On the intangibles/character graph, consider:
 
The kid finished his degree, in communications, in three years, which was how long he planned to be at Clemson. Notably, he’s not alone in this kind of degree-compartmentalizing; Leonard Fournette at LSU and Clemson teammate and wideout Artavis Scott are both on schedule for finishing their studies at about the same time as their football. This would be what this reporter considers a very, very big positive in the character area and one that more players are moving on, a good story for another time.
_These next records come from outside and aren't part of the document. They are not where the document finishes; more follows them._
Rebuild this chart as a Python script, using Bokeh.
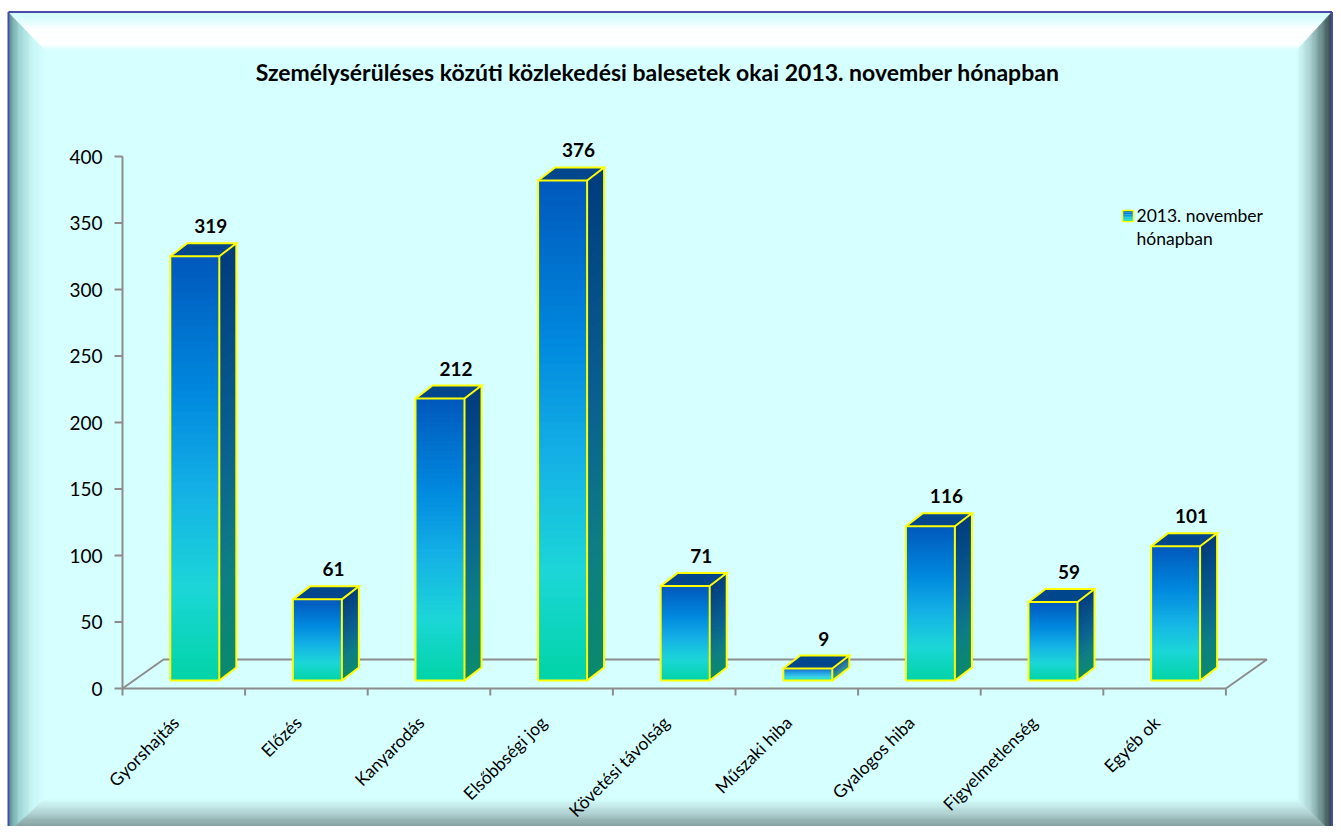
import numpy as np
from bokeh.plotting import figure
from bokeh.models import Range1d
from bokeh.core.properties import value
from bokeh.embed import file_html
from bokeh.resources import INLINE

# ---------------- data ----------------
categories = ["Gyorshajtás", "Előzés", "Kanyarodás", "Elsőbbségi jog",
              "Követési távolság", "Műszaki hiba", "Gyalogos hiba",
              "Figyelmetlenség", "Egyéb ok"]
values = [319, 61, 212, 376, 71, 9, 116, 59, 101]
y_ticks = [0, 50, 100, 150, 200, 250, 300, 350, 400]
title_text = "Személysérüléses közúti közlekedési balesetek okai 2013. november hónapban"
legend_lines = ["2013. november", "hónapban"]

# ---------------- layout ----------------
W, H = 1333, 826
OX, OY = 0, 0
PX0, UX = 183.3, 122.6  # x of first category centre, px per category
PY0, UY = 688.0, 1.33   # y of value 0, px per value unit
FONT = "Lato"


def X(px):
    return (px - PX0) / UX


def Y(py):
    return (PY0 - py) / UY


def hexc(c):
    return "#%02x%02x%02x" % tuple(int(round(v)) for v in c)


def parse(h):
    h = h.lstrip("#")
    return [int(h[i:i + 2], 16) for i in (0, 2, 4)]


def grad(stops, t):
    for (t0, c0), (t1, c1) in zip(stops[:-1], stops[1:]):
        if t <= t1:
            f = 0 if t1 == t0 else (t - t0) / (t1 - t0)
            a, b = parse(c0), parse(c1)
            return hexc([a[k] + (b[k] - a[k]) * f for k in range(3)])
    return stops[-1][1]


p = figure(width=W, height=H,
           x_range=Range1d(X(OX), X(OX + W)), y_range=Range1d(Y(OY + H), Y(OY)),
           output_backend="svg", toolbar_location=None,
           x_axis_type=None, y_axis_type=None, min_border=0,
           outline_line_color=None, background_fill_color="white",
           border_fill_color="white")

# ---------------- bevelled frame ----------------
L0, T0, R0, B0 = 8.0, 11.5, 1331.5, 832.0
L1, T1, R1, B1 = 45.0, 50.0, 1296.0, 798.0
BG = "#d6ffff"


def rect_at(t):
    return (L0 + (L1 - L0) * t, T0 + (T1 - T0) * t,
            R0 + (R1 - R0) * t, B0 + (B1 - B0) * t)


p.quad(left=X(L0), right=X(R0), top=Y(T0), bottom=Y(B0), fill_color=BG, line_color=None)

prof_left = [(0, "#5a8c8c"), (0.3, "#9ed4d4"), (0.65, "#c8f6f6"), (1, BG)]
prof_top = [(0, "#cffcfc"), (0.3, "#e6ffff"), (0.42, "#ffffff"), (0.85, "#ffffff"), (1, BG)]
prof_right = [(0, "#263434"), (0.25, "#5e7e7e"), (0.6, "#a6cccc"), (1, BG)]
prof_bottom = [(0, "#6a8686"), (0.3, "#8eaaaa"), (0.6, "#b4d4d4"), (1, BG)]

N = 30
xs, ys, cs = [], [], []
for k in range(N):
    ta, tb = k / N, (k + 1) / N
    la, ta_, ra, ba = rect_at(ta)
    lb, tb_, rb, bb = rect_at(tb)
    tm = (ta + tb) / 2
    xs.append([X(la), X(lb), X(lb), X(la)]); ys.append([Y(ta_), Y(tb_), Y(bb), Y(ba)])
    cs.append(grad(prof_left, tm))
    xs.append([X(la), X(ra), X(rb), X(lb)]); ys.append([Y(ta_), Y(ta_), Y(tb_), Y(tb_)])
    cs.append(grad(prof_top, tm))
    xs.append([X(ra), X(rb), X(rb), X(ra)]); ys.append([Y(ta_), Y(tb_), Y(bb), Y(ba)])
    cs.append(grad(prof_right, tm))
    xs.append([X(la), X(ra), X(rb), X(lb)]); ys.append([Y(ba), Y(ba), Y(bb), Y(bb)])
    cs.append(grad(prof_bottom, tm))
p.patches(xs, ys, fill_color=cs, line_color=cs, line_width=0.6)

# outer blue border
p.multi_line([[X(L0), X(L0)], [X(L0), X(R0)], [X(R0), X(R0)]],
             [[Y(B0), Y(T0)], [Y(T0), Y(T0)], [Y(T0), Y(B0)]],
             line_color="#4a4aa8", line_width=2)

# ---------------- title ----------------
n = len(categories)
p.text(x=[X(657)], y=[Y(71)], text=[title_text], text_font=value(FONT),
       text_font_style="bold", text_font_size="23px", text_color="#000000",
       text_align="center", text_baseline="middle")

# ---------------- floor & axes ----------------
AX = "#8c8c8c"
left_edge = -0.5
right_edge = n - 0.5
fdx, fdy = 41 / UX, 29 / UY
p.multi_line([[left_edge, left_edge + fdx, right_edge + fdx, right_edge],
              [left_edge, left_edge]],
             [[0, fdy, fdy, 0], [0, max(y_ticks)]],
             line_color=AX, line_width=2)
p.segment(x0=[left_edge - 8 / UX] * len(y_ticks), x1=[left_edge] * len(y_ticks),
          y0=y_ticks, y1=y_ticks, line_color=AX, line_width=2)
p.text(x=[left_edge - 20 / UX] * len(y_ticks), y=y_ticks, text=[str(t) for t in y_ticks],
       text_font=value(FONT), text_font_size="19px", text_color="#000000",
       text_align="right", text_baseline="middle")

# ---------------- bars ----------------
base = 8 / UY
fl_off, fr_off = -13.5 / UX, 35.5 / UX
ddx, ddy = 17 / UX, 13 / UY
front_stops = [(0, "#00d4a6"), (0.22, "#1cd6d8"), (0.45, "#14b0e6"),
               (0.68, "#0088de"), (1, "#0058bc")]
side_stops = [(0, "#0a8a6e"), (0.25, "#0e7e84"), (0.55, "#0a6090"), (1, "#003c7e")]
M = 60
fq_l, fq_r, fq_b, fq_t, fq_c = [], [], [], [], []
sx, sy, sc = [], [], []
tx, ty = [], []
ox, oy = [], []
for i, v in enumerate(values):
    fl, fr = i + fl_off, i + fr_off
    b, t = base, base + v
    step = v / M
    for k in range(M):
        y0 = b + step * k
        y1 = min(b + step * (k + 1.6), t)
        tm = (k + 0.5) / M
        fq_l.append(fl); fq_r.append(fr); fq_b.append(y0); fq_t.append(y1)
        fq_c.append(grad(front_stops, tm))
        sx.append([fr, fr + ddx, fr + ddx, fr]); sy.append([y0, y0 + ddy, y1 + ddy, y1])
        sc.append(grad(side_stops, tm))
    tx.append([fl, fr, fr + ddx, fl + ddx]); ty.append([t, t, t + ddy, t + ddy])
    ox += [[fl, fr, fr, fl, fl], [fl, fl + ddx, fr + ddx, fr], [fr + ddx, fr + ddx, fr]]
    oy += [[b, b, t, t, b], [t, t + ddy, t + ddy, t], [t + ddy, b + ddy, b]]

p.quad(left=fq_l, right=fq_r, bottom=fq_b, top=fq_t, fill_color=fq_c, line_color=None)
p.patches(sx, sy, fill_color=sc, line_color=None)
p.patches(tx, ty, fill_color="#00468c", line_color=None)
p.multi_line(ox, oy, line_color="#ffff00", line_width=2, line_join="miter")

# value labels
p.text(x=[i + 27 / UX for i in range(n)], y=[base + v + ddy + 17 / UY for v in values],
       text=[str(v) for v in values], text_font=value(FONT), text_font_style="bold",
       text_font_size="19px", text_color="#000000", text_align="center",
       text_baseline="middle")

# x axis ticks (category boundaries)
bounds = [k - 0.5 for k in range(n + 1)]
p.segment(x0=bounds, x1=bounds, y0=[0] * len(bounds), y1=[-7 / UY] * len(bounds),
          line_color=AX, line_width=2)
p.line([left_edge, right_edge], [0, 0], line_color=AX, line_width=2)

# category labels
p.text(x=[i - 8 / UX for i in range(n)], y=[-31 / UY] * n, text=categories,
       angle=np.pi / 4, text_font=value(FONT), text_font_size="17.5px",
       text_color="#000000", text_align="right", text_baseline="middle")

# ---------------- legend ----------------
lg_l, lg_r, lg_t, lg_b = X(1122), X(1133), Y(210), Y(221)
LM = 6
p.quad(left=[lg_l] * LM, right=[lg_r] * LM,
       bottom=[lg_b + (lg_t - lg_b) * k / LM for k in range(LM)],
       top=[lg_b + (lg_t - lg_b) * (k + 1) / LM for k in range(LM)],
       fill_color=[grad(front_stops, (k + 0.5) / LM) for k in range(LM)], line_color=None)
p.line([lg_l, lg_r, lg_r, lg_l, lg_l], [lg_b, lg_b, lg_t, lg_t, lg_b],
       line_color="#ffff00", line_width=1.5)
p.text(x=[X(1136)] * 2, y=[Y(215), Y(238)], text=legend_lines, text_font=value(FONT),
       text_font_size="17.5px", text_color="#000000", text_align="left",
       text_baseline="middle")

open("out.html", "w").write(file_html(p, INLINE))
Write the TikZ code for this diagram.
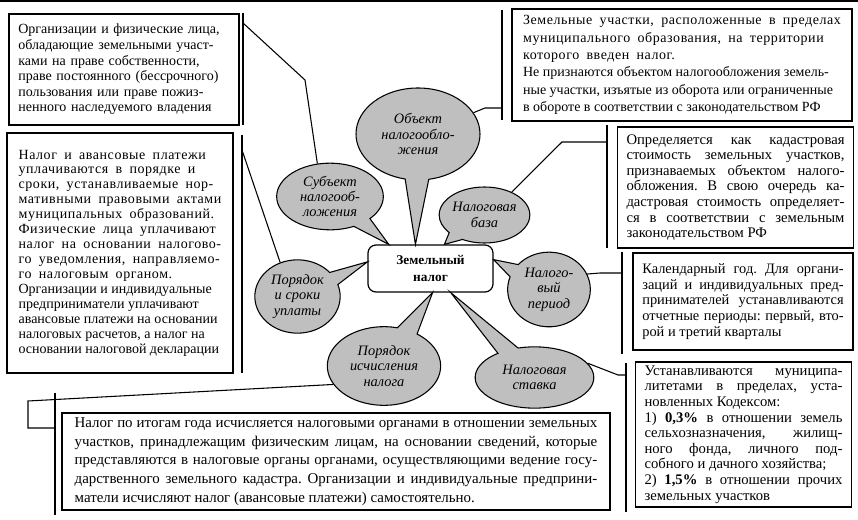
\documentclass[tikz,border=0pt]{standalone}
\usepackage{fontspec}
\setmainfont{Liberation Serif}
\newfontfamily\wideserif[LetterSpace=4,WordSpace=1.8]{Liberation Serif}
\usetikzlibrary{shapes.callouts}
\hyphenpenalty=10000
\frenchspacing

\begin{document}
\begin{tikzpicture}[x=0.75pt,y=-0.75pt,
    infobox/.style={draw,line width=0.9pt,fill=white,inner xsep=7pt,inner ysep=0pt,
      font=\fontsize{10.5}{11.7}\selectfont},
    bubble/.style={ellipse callout,draw,line width=0.8pt,fill=black!25,inner sep=0pt,
      callout pointer arc=22,align=center,font=\fontsize{10.8}{11.5}\selectfont\itshape},
    bar/.style={line width=0.8pt}]
  \useasboundingbox (0,0) rectangle (858,520);
  \draw[line width=1.2pt] (0,1) -- (858,1);

  % central node
  \node[draw,rounded corners=6pt,line width=0.9pt,fill=white,minimum width=93.75pt,
    minimum height=35.25pt,align=center,font=\fontsize{10}{12.5}\selectfont\bfseries]
    (zn) at (430.5,268.5) {Земельный\\налог};

  % bubbles round it
  \node[bubble,minimum width=93pt,minimum height=69pt,callout absolute pointer={(zn.122)}]
    (ob) at (418,134) {Объект\\налогообло-\\жения};
  \node[bubble,minimum width=80pt,minimum height=50pt,callout absolute pointer={(zn.150)}]
    (sb) at (330,196.5) {Субъект\\налогооб-\\ложения};
  \node[bubble,minimum width=66pt,minimum height=42pt,callout absolute pointer={(zn.60)}]
    (bs) at (484.5,215) {Налоговая\\база};
  \node[bubble,minimum width=62pt,minimum height=56pt,callout absolute pointer={(zn.8)}]
    (pd) at (549,289.5) {Налого-\\вый\\период};
  \node[bubble,minimum width=89pt,minimum height=46pt,callout absolute pointer={(zn.-50)}]
    (rt) at (534.5,377.5) {Налоговая\\ставка};
  \node[bubble,minimum width=85pt,minimum height=59pt,callout absolute pointer={(zn.-85)}]
    (ca) at (384,366) {Порядок\\исчисления\\налога};
  \node[bubble,minimum width=64pt,minimum height=55pt,callout absolute pointer={(zn.174)}]
    (po) at (297.5,296.5) {Порядок\\и сроки\\уплаты};

  % text boxes
  \node[infobox,text width=158.5pt,minimum height=83.25pt,align=left] (sbox) at (124,69.5)
    {Организации и физические лица,\\
     обладающие земельными участ-\\
     ками на праве собственности,\\
     праве постоянного (бессрочного)\\
     пользования или праве пожиз-\\
     ненного наследуемого владения};
  \node[infobox,minimum width=255pt,minimum height=84pt,align=left,
    font=\fontsize{10.5}{13}\selectfont] (obox) at (682,65)
    {{\wideserif Земельные участки, расположенные в пределах}\\
     {\wideserif муниципального образования, на территории}\\
     {\wideserif которого введен налог.}\\
     Не признаются объектом налогообложения земель-\\
     ные участки, изъятые из оборота или ограниченные\\
     в обороте в соответствии с законодательством РФ};
  \node[infobox,minimum width=169.5pt,minimum height=180pt,align=left,
    font=\fontsize{10.5}{11.2}\selectfont] (pbox) at (120,253)
    {{\wideserif Налог и авансовые платежи}\\
     {\wideserif уплачиваются в порядке и}\\
     {\wideserif сроки, устанавливаемые нор-}\\
     {\wideserif мативными правовыми актами}\\
     {\wideserif муниципальных образований.}\\
     {\wideserif Физические лица уплачивают}\\
     {\wideserif налог на основании налогово-}\\
     {\wideserif го уведомления, направляемо-}\\
     {\wideserif го налоговым органом.}\\
     Организации и индивидуальные\\
     предприниматели уплачивают\\
     авансовые платежи на основании\\
     налоговых расчетов, а налог на\\
     основании налоговой декларации};
  \node[infobox,text width=163.5pt,minimum height=90.75pt,align=justify,
    font=\fontsize{11}{11.7}\selectfont] (bbox) at (735.5,187.5)
    {Определяется как кадастровая\linebreak
     стоимость земельных участков,\linebreak
     признаваемых объектом налого-\linebreak
     обложения. В свою очередь ка-\linebreak
     дастровая стоимость определяет-\linebreak
     ся в соответствии с земельным\linebreak
     законодательством РФ};
  \node[infobox,text width=151pt,minimum height=72.75pt,align=justify,
    font=\fontsize{10.8}{11.8}\selectfont] (dbox) at (743,301.5)
    {Календарный год. Для органи-\linebreak
     заций и индивидуальных пред-\linebreak
     принимателей устанавливаются\linebreak
     отчетные периоды: первый, вто-\linebreak
     рой и третий кварталы};
  \node[infobox,text width=148.5pt,minimum height=108.75pt,align=justify,
    font=\fontsize{11}{11.7}\selectfont] (rbox) at (743.5,434.5)
    {Устанавливаются муниципа-\linebreak
     литетами в пределах, уста-\linebreak
     новленных Кодексом:\\
     1) \textbf{0,3\%} в отношении земель\linebreak
     сельхозназначения, жилищ-\linebreak
     ного фонда, личного под-\linebreak
     собного и дачного хозяйства;\\
     2) \textbf{1,5\%} в отношении прочих\linebreak
     земельных участков};
  \node[infobox,text width=392pt,inner xsep=9.5pt,minimum height=72.75pt,align=justify,
    font=\fontsize{11.2}{14}\selectfont] (cbox) at (336,461.5)
    {Налог по итогам года исчисляется налоговыми органами в отношении земельных\linebreak
     участков, принадлежащим физическим лицам, на основании сведений, которые\linebreak
     представляются в налоговые органы органами, осуществляющими ведение госу-\linebreak
     дарственного земельного кадастра. Организации и индивидуальные предприни-\linebreak
     матели исчисляют налог (авансовые платежи) самостоятельно.};

  % brackets beside the boxes
  \draw[bar] (243,13) -- (243,125);
  \draw[bar] (242,135) -- (242,373);
  \draw[bar] (502,10) -- (502,120);
  \draw[bar] (607,125) -- (607,248);
  \draw[bar] (622,252) -- (622,354);
  \draw[bar] (626,363) -- (626,512);
  \draw[bar] (55,393) -- (55,515);

  % links from brackets to bubbles
  \coordinate (k1) at (243,23);
  \coordinate (k2) at (242,150);
  \coordinate (k3) at (502,108);
  \coordinate (k4) at (607,142);
  \coordinate (k5) at (622,273);
  \coordinate (k6) at (626,375);
  \coordinate (k7) at (55,428);
  \draw[bar] (k1) -- (305,80) -- (sb.111);
  \draw[bar] (k2) -- (po.117);
  \draw[bar] (k3) -- (485,108) -- (ob.21);
  \draw[bar] (k4) -- (562,142) -- (bs.40);
  \draw[bar] (k5) -- (600,273) -- (pd.22);
  \draw[bar] (k6) -- (618,375) -- (rt.15);
  \draw[bar] (k7) -- (28,428) -- (28,401) -- (ca.200);
\end{tikzpicture}
\end{document}
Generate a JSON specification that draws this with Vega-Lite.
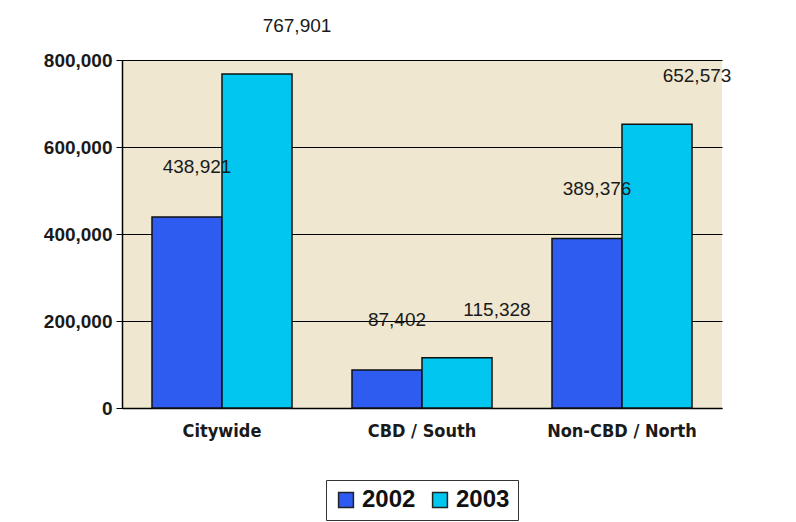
{
  "$schema": "https://vega.github.io/schema/vega-lite/v6.json",
  "width": 600,
  "height": 348,
  "autosize": "none",
  "padding": {"left": 122, "top": 60, "right": 74, "bottom": 114},
  "background": "white",
  "config": {
    "view": {"fill": "#efe7d0", "stroke": null},
    "font": "Liberation Sans"
  },
  "data": {
    "values": [
      {"area": "Citywide", "year": "2002", "value": 438921},
      {"area": "Citywide", "year": "2003", "value": 767901},
      {"area": "CBD / South", "year": "2002", "value": 87402},
      {"area": "CBD / South", "year": "2003", "value": 115328},
      {"area": "Non-CBD / North", "year": "2002", "value": 389376},
      {"area": "Non-CBD / North", "year": "2003", "value": 652573}
    ]
  },
  "encoding": {
    "x": {
      "field": "area",
      "type": "nominal",
      "sort": ["Citywide", "CBD / South", "Non-CBD / North"],
      "scale": {"paddingInner": 0.3, "paddingOuter": 0.15},
      "axis": {
        "title": null,
        "labelAngle": 0,
        "labelFont": "DejaVu Sans Condensed",
        "labelFontWeight": "bold",
        "labelFontSize": 18,
        "labelColor": "#1a1a1a",
        "labelPadding": 14,
        "ticks": false,
        "domainColor": "black",
        "domainWidth": 1.5
      }
    },
    "xOffset": {"field": "year", "type": "nominal"},
    "y": {
      "field": "value",
      "type": "quantitative",
      "scale": {"domain": [0, 800000]},
      "axis": {
        "title": null,
        "values": [0, 200000, 400000, 600000, 800000],
        "format": ",d",
        "labelFontWeight": "bold",
        "labelFontSize": 19,
        "labelColor": "#1a1a1a",
        "labelPadding": 4,
        "tickColor": "black",
        "tickSize": 6,
        "domainColor": "black",
        "domainWidth": 1.5,
        "gridColor": "black",
        "gridWidth": 1
      }
    }
  },
  "layer": [
    {
      "mark": {"type": "bar", "stroke": "#111", "strokeWidth": 1.5, "xOffset": 10},
      "encoding": {
        "color": {
          "field": "year",
          "type": "nominal",
          "scale": {"domain": ["2002", "2003"], "range": ["#2e5cf0", "#00c6f0"]},
          "legend": {
            "title": null,
            "orient": "none",
            "direction": "horizontal",
            "legendX": 204,
            "legendY": 420,
            "strokeColor": "#333",
            "padding": 8,
            "symbolType": "square",
            "symbolSize": 220,
            "symbolStrokeColor": "#222",
            "symbolStrokeWidth": 1.5,
            "symbolOpacity": 1,
            "labelFontSize": 24,
            "labelFontWeight": "bold",
            "labelColor": "#111",
            "columnPadding": 12,
            "labelOffset": 4
          }
        }
      }
    },
    {
      "transform": [{"filter": "datum.year === '2002'"}],
      "mark": {"type": "text", "baseline": "middle", "dy": -50, "dx": 10, "fontSize": 19, "color": "#1a1a1a"},
      "encoding": {
        "text": {"field": "value", "type": "quantitative", "format": ",d"}
      }
    },
    {
      "transform": [{"filter": "datum.year === '2003'"}],
      "mark": {"type": "text", "baseline": "middle", "dy": -48, "dx": 40, "fontSize": 19, "color": "#1a1a1a"},
      "encoding": {
        "text": {"field": "value", "type": "quantitative", "format": ",d"}
      }
    }
  ]
}
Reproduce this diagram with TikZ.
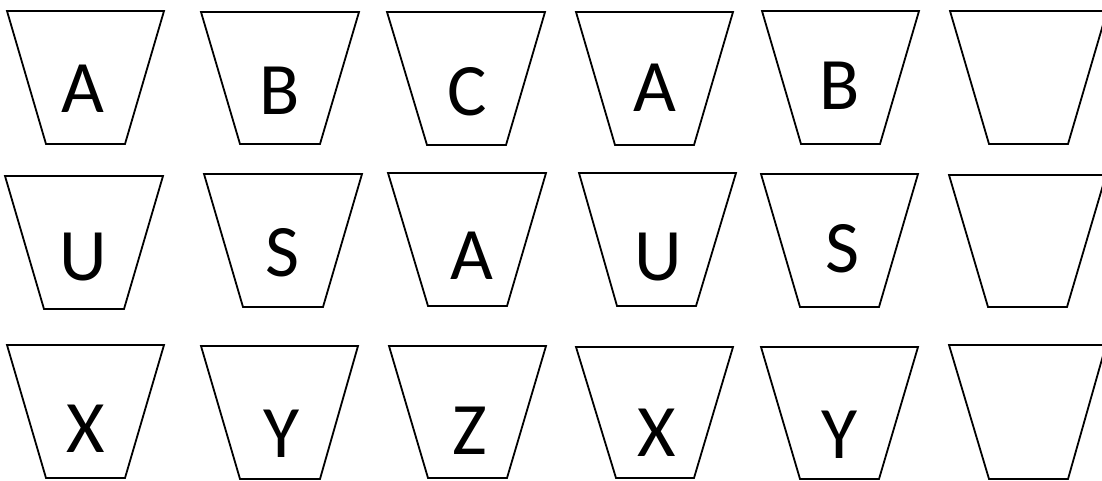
\documentclass[tikz,border=0pt]{standalone}
\usepackage{fontspec}
\setmainfont{Carlito}
\newcommand\trapz[6]{\draw[cup] (#1,#2) -- (#3,#2) -- (#6,#4) -- (#5,#4) -- cycle;}
\begin{document}
\begin{tikzpicture}[x=1pt,y=-1pt,
  cup/.style={draw=black,line width=1.8pt,line join=miter},
  lbl/.style={anchor=base,inner sep=0pt,font=\fontsize{74}{74}\selectfont}]
\useasboundingbox (0,0) rectangle (1102,481);
\clip (0,0) rectangle (1102,481);
% row 1
\trapz{7}{11}{164}{144}{46}{125}
\trapz{201}{12}{359}{144}{240}{320}
\trapz{387}{12}{545}{145}{427}{506}
\trapz{576}{12}{733}{145}{615}{694}
\trapz{762}{11}{919}{144}{801}{880}
\trapz{950}{11}{1107}{144}{989}{1068}
% row 2
\trapz{5}{176}{163}{309}{44}{124}
\trapz{204}{174}{362}{307}{243}{323}
\trapz{388}{173}{546}{306}{428}{507}
\trapz{579}{173}{736}{306}{617}{696}
\trapz{761}{174}{918}{307}{800}{879}
\trapz{949}{175}{1106}{307}{988}{1067}
% row 3
\trapz{7}{345}{164}{478}{46}{125}
\trapz{201}{346}{358}{479}{240}{320}
\trapz{389}{346}{546}{478}{428}{507}
\trapz{576}{347}{733}{478}{616}{694}
\trapz{761}{347}{918}{479}{800}{879}
\trapz{949}{345}{1106}{479}{989}{1068}
% labels
\node[lbl] (a1) at (83,113) {A};
\node[lbl] (b1) at (280,115) {B};
\node[lbl] (c1) at (467,116) {C};
\node[lbl] (a2) at (655,112) {A};
\node[lbl] (b2) at (840,110) {B};
\node[lbl] (u1) at (83,280) {U};
\node[lbl] (s1) at (282,276) {S};
\node[lbl] (a3) at (472,279) {A};
\node[lbl] (u2) at (658,280) {U};
\node[lbl] (s2) at (842,272) {S};
\node[lbl] (x1) at (86,452) {X};
\node[lbl] (y1) at (282,457) {Y};
\node[lbl] (z1) at (470,454) {Z};
\node[lbl] (x2) at (657,456) {X};
\node[lbl] (y2) at (840,458) {Y};
\end{tikzpicture}
\end{document}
Watson’s chief negative cited has been turnovers, specifically his 17 interceptions in the 2016 season. That also was the season Watson took Clemson to the national championship over Alabama, and the one in which he threw 579 passes. I can’t do this at the moment, but if there are instances where Watson's play was a bit off for a particular game, it might be amusing to find out what finals/tests/labs he had due the day before. Hopefully teams don't gig him for studying something other than game film that week.
 
But back to the stats and measurables...

Watson’s 17 interceptions in 579 attempts this past college season means an interception rate of 2.9 percent – or just about exactly what Brett Favre had for his college career. Obviously, all purely for academic comparison purposes, Watson for his career was a little better than Favre, at 2.7 percent. Watson completed 67 percent or more of his passes in those three Clemson seasons, if accuracy is a concern. This year’s Super Bowl quarterbacks: Tom Brady’s Michigan pick rate was 2.7 percent; Matt Ryan threw 19 his senior year at Boston College before going No. 3 overall to Atlanta.
 
The Favre/Brady/Ryan point is this: Look beyond just the numbers, and even beyond some of the supposed smudges on Watson's game at this point. The position is about leadership and winning, and Watson comes into the draft with zero concerns there.
 
Suggesting that the Bears send up their first card with Watson's name on it doesn't ignore the dubious wisdom in drafting a player significantly higher than his grade on a draft board. But intangibles factor heavily into the quarterback position, and those aren't generally factored heavily into the grading process. Too many draft mistakes (Favre second round, Joe Montana third, Russell Wilson third, Brady sixth) were made ignoring those elements.
 
Reasons abound for the Bears not reaching for Watson at No. 3 – Jonathan Allen. Adams. Malik Hooker. Marshon Lattimore. Solomon Thomas. (Insert your choice here.) And the overall of "he’s doesn't have a top-five grade."
 
But as laid out here previously during this draft season, the quarterback position is about more than height-weight-arm strength-40 time-and such. The Bears hope they won’t ever be at No. 3-overall again. Whether they see Watson as the best chance to keep that from happening will play out later this week.